Leslie Pixie column 1968Leslie Pixie column, October 1968

   Some notable names wrote for Go-SetPrue Acton (writer – 1966) who had her own fashion column, Lily Brett, (1966-68) reporter on the local music scene and Sue Flett who came up with her column “Beauty Notes” as well as launching the “Dear Lesley Pixie” personal help and advice column. “Beauty Notes” on August 17, 1966 gave advice on which perfume a girl should choose – concentrates, skin perfumes or toilet waters.
Mummy Cool column 1971

   Ross Wilson’s then wife, Pat, who had her own hit, She’s A Bop Girl penned by her husband, also contributed during 1971-2. with the column “Mummy Cool” which took up from “Dear Lesley Pixie”. Wilson found that her responses to young readers on sexual matters embroiled her in some controversy when the Melbourne Truth newspaper accused Go-Set of going too far. (From a scandal-rag like Truth, isn’t this a case of the pot calling the kettle black?) Then there was Go-Set’s “Postbox” and “Go-Gos and No-Nos” which gave the kids a chance to write in to pledge their undying love for a particular band or artist. Here’s an example:

Go Gos and No Gos    G.G., Mentone: “No-Go to Melbourne’s D.J.s for playing practically no R & B. Dozens of No-Go’s to Normie Rowe for desecrating the name of Rhythm and Blues by purporting to be a singer of this type of music. Also, No-Gos to Merv Benton and Colin Cook for thinking they can sing. Go.Go’s to Lynne Randell and Dinah Lee for being game enough to wear such “way out things”.
(Go-Set, Wednesday 17 August, 1966).

But as well as these contributors and staffers making a significant impact on the direction that Go-Set was moving, the magazine itself and merely the experience of working in the Go-Set office in firstly, St Kilda, then Carlton, could have a profound effect of individuals. Art Director, McCausland remembers when accountant Geoff Watson joined the team in the middle of 1968:

   IAN McCAUSLAND: “…they got in an accountant, Geoff Watson and Geoff had come straight from an accounting firm and he used to wear his suit in to work… clean shaven.. immaculate shirts. I remember watching, with fascination, the transition of Geoff. The first sign of change was that his sideboards got a bit longer, then the hair started to grow… missing out on a few regular haircuts… semblance of a moustache. In the end, Geoff Watson was the ultimate hippie.  He used to wear caftans to work with wooden beads to go with his  shoulder-length blond hair. It was just amazing!” (McCausland, op cit, 4 November, 2005).

Charnwood Cres, St. Kilda

Go-Set occupied the buildings at the rear of 2 Charnwood Crescent and Colin Beard’s darkroom was here.

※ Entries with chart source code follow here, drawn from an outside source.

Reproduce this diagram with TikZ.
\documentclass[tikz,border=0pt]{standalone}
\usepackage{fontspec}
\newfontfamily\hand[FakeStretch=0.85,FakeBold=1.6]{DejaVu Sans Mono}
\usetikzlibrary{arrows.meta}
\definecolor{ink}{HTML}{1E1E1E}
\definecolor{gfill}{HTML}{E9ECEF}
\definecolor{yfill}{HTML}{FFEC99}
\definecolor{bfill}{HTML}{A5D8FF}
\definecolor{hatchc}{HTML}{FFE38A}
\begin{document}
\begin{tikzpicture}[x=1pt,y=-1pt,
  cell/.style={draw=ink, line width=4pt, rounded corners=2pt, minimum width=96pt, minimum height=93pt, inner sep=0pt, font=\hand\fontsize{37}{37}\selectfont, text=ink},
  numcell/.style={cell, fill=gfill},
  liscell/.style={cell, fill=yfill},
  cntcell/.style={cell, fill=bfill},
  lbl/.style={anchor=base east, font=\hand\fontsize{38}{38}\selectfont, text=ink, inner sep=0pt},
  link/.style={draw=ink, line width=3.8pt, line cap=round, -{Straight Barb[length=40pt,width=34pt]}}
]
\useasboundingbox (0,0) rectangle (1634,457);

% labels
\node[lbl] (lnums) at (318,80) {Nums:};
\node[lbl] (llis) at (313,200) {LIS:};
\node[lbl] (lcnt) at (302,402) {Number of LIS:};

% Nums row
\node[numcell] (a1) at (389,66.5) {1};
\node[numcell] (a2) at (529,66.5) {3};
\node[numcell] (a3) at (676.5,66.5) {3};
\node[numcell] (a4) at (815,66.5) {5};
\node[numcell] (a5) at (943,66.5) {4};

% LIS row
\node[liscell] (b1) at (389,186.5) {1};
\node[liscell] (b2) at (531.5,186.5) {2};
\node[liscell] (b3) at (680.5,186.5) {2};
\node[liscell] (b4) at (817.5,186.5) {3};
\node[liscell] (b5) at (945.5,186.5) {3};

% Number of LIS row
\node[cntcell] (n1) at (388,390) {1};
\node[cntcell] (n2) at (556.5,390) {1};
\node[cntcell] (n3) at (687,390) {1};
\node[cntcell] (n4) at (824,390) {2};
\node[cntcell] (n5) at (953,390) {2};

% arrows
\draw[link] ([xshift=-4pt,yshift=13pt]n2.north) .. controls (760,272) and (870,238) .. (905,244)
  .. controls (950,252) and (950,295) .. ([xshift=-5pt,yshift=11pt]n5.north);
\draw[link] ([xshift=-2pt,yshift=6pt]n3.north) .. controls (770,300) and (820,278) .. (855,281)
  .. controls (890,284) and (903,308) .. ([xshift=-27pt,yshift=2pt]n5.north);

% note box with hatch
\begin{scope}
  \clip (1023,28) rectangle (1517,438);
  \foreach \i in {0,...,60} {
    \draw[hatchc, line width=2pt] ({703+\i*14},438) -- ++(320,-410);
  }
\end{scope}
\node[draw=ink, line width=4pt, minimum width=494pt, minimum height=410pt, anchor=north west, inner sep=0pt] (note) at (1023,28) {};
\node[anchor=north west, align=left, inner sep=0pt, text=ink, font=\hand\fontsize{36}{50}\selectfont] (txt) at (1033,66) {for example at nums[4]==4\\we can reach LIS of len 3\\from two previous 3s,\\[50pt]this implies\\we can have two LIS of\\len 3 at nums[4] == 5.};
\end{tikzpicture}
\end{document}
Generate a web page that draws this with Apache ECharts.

  Several photographers were “employed” by Go-Set in a strange sort of arrangement which was typical of the way Go-Set was run. Right there at the beginning was Colin Beard who tenaciously patrolled the discotheques of the city and surrounds every Friday and Saturday night, with his camera, like some sort of night-stalker. His photographs appear in the pages up until 1968, when he and Lily Brett went overseas on assignment. The last time he worked for Go-Set was to photograph The Monkees tour in September, 1968. Unfortunately, most of the originals and negatives of the early photos that he shot, all but vanished when the magazine folded because Go-Set kept the negatives shot by most of the photographers:

   COLIN BEARD: “So many great images I took during those early years have disappeared. Most of the original photos from that time remained in the Go-Set files and are most probably lost. So many lost. If I'd have known the outcomes I would have taken all my photographs with me when I left Go-Set in late 1968. Their photo files would have been left very sparse - that's why I didn't take everything. I trusted Philip Fraser to watch out for them. I did all the photographs in the first year of Go-Set. Was never paid, of course. Tony Schauble, Philip Fraser and I all shared a house together and were fed courtesy of the magazine. I think everyone else did get some form of salary.” (Beard, email correspondence, 21 February, 2006)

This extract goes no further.